Un poco más adelante, San Juan Pablo II señala que “la mujer percibe y enseña que las relaciones humanas son auténticas si se abren a la acogida de otra persona, reconocida y amada por la dignidad que tiene por el hecho de ser persona y no de otros factores, como la utilidad, la fuerza, la belleza, la inteligencia o la salud. Éste es el aporte fundamental que la Iglesia y la humanidad esperan de las mujeres, y es la premisa insustituible para un auténtico cambio cultural”.
Treinta años atrás, la Iglesia, en la persona de su guía en la Tierra, ya hablaba con claridad de feminismo, de machismo, de cambio cultural…
Una “feminista” ignorada y cercana
Ocurre dentro de la Iglesia que, a lo largo de los siglos, ha habido una importante cantidad de mujeres que “hicieron feminismo” sin pensar en esa palabra: desde reinas hasta religiosas, pasando por todos los estados y oficios, cada una de ellas en su ámbito de influencia.
Aplicaron todas ellas el sabio principio según el cual “la realidad es superior a la idea”: vieron problemas para sus congéneres, los estudiaron y procuraron las soluciones.
Quizá sorprenda a muchos enterarse de que una de ellas vivió y actuó en la Argentina del siglo XX, más exactamente en la propia ciudad de Buenos Aires. Fue una monja española, Nazaria Ignacia March Mesa, canonizada, es decir, reconocida como santa, por el papa Francisco en 2018.
Hija de un hogar muy humilde de Madrid, a los 23 años profesó como religiosa y fue enviada a Oruro, en Bolivia, donde permaneció 12 años dedicada principalmente al cuidado de personas ancianas.
En 1925 salió de su congregación para fundar las Misioneras de la Cruzada Pontificia, destinadas a tareas en escuelas y zonas postergadas. Su nueva orden creció y se difundió rápidamente tanto en Bolivia como en la Argentina, Uruguay y España, hasta llegar hoy a tener presencia en 21 países de cuatro continentes.
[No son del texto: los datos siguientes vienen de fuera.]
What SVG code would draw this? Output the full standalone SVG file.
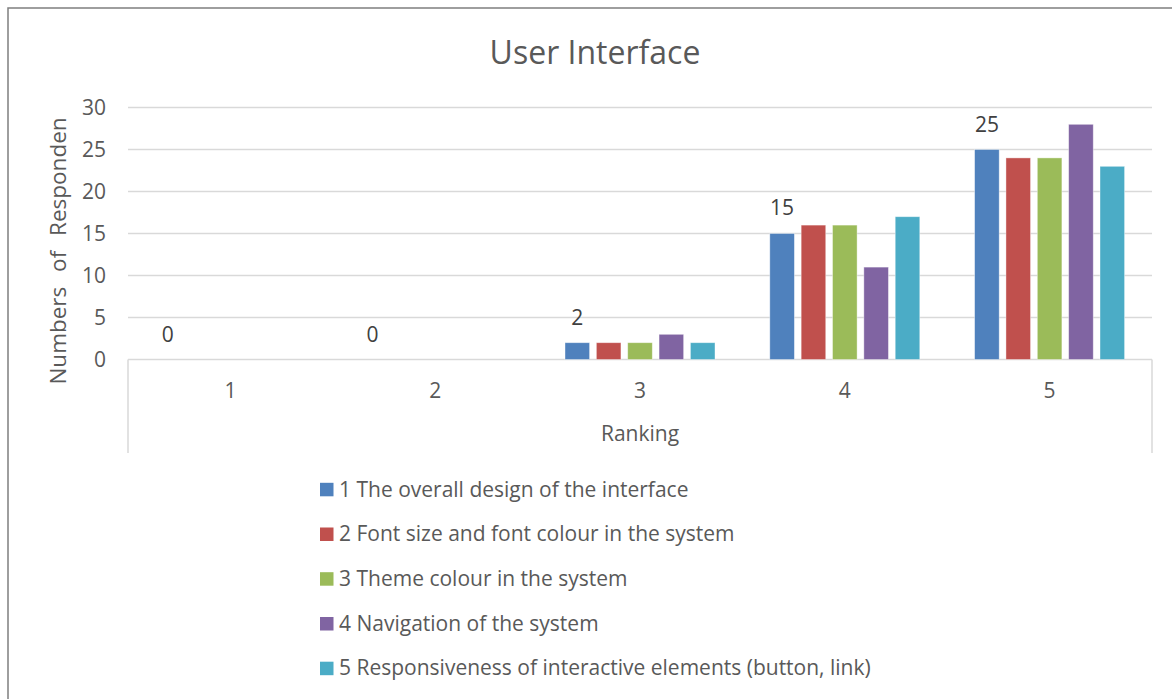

¿Dónde está el feminismo de Santa Nazaria Ignacia, podría preguntarse?
La muestra más contundente fue la organización, por su impulso personal, de un sindicato de mujeres que entonces trabajaban en mercados, comercios y talleres de costura de Oruro bajo condiciones más que cuestionables. Fue ése el primer gremio femenino de América del Sur. Corría por entonces el año 1933.
La organización constituida por la empeñosa monja y su insistente prédica ante los poderes civil y espiritual, logró, después de no pocas rispideces, que los empleadores aceptaran otorgar mejoras en sueldos, ambiente laboral, licencias y otros rubros.
Poco después de tan exitosa incursión por el gremialismo femenino, Nazaria Ignacia volvió a España para atender cuestiones de su congregación (era superiora general) cuando se desató la Guerra Civil, en julio de 1936, y muy poco después ella y varias de sus hermanas fueron encarceladas en Madrid y puestas en espera para el fusilamiento por el simple motivo de profesar su fe.
Inmediatamente, las casas de su orden en el Uruguay y la Argentina requirieron la ayuda diplomática a ambos gobiernos y la gestión dio resultado favorable cuando ya se descontaba el trágico final. Nazaria Ignacia fue deportada a la Argentina; llegó a Buenos Aires y fue a vivir al entonces incipiente barrio de Villa Pueyrredón.
Su capacidad de acción no había sufrido mella pese a haber estado literalmente al borde la muerte. En poco tiempo levantó allí una casa de ejercicios espirituales y colaboró en la creación y primeros pasos de la parroquia de Cristo Rey, donde dejó un imborrable recuerdo. Allí ayudó incansablemente a las familias de la barriada, que se acercaban a ella a plantear sus necesidades materiales y espirituales. Allí murió en 1943.
San Juan Pablo II la beatificó en 1992 y. como ya se dijo, el papa Francisco la canonizó en 2018. Antes de estos reconocimientos, en 1972 se cumplió su pedido de que sus restos fueran trasladados a Oruro; esa Oruro que había sido su primer destino religioso, la misma que la vio constituirse en adalid de la creación de una herramienta de progreso y equidad social como lo había sido aquel sindicato femenino de 1933.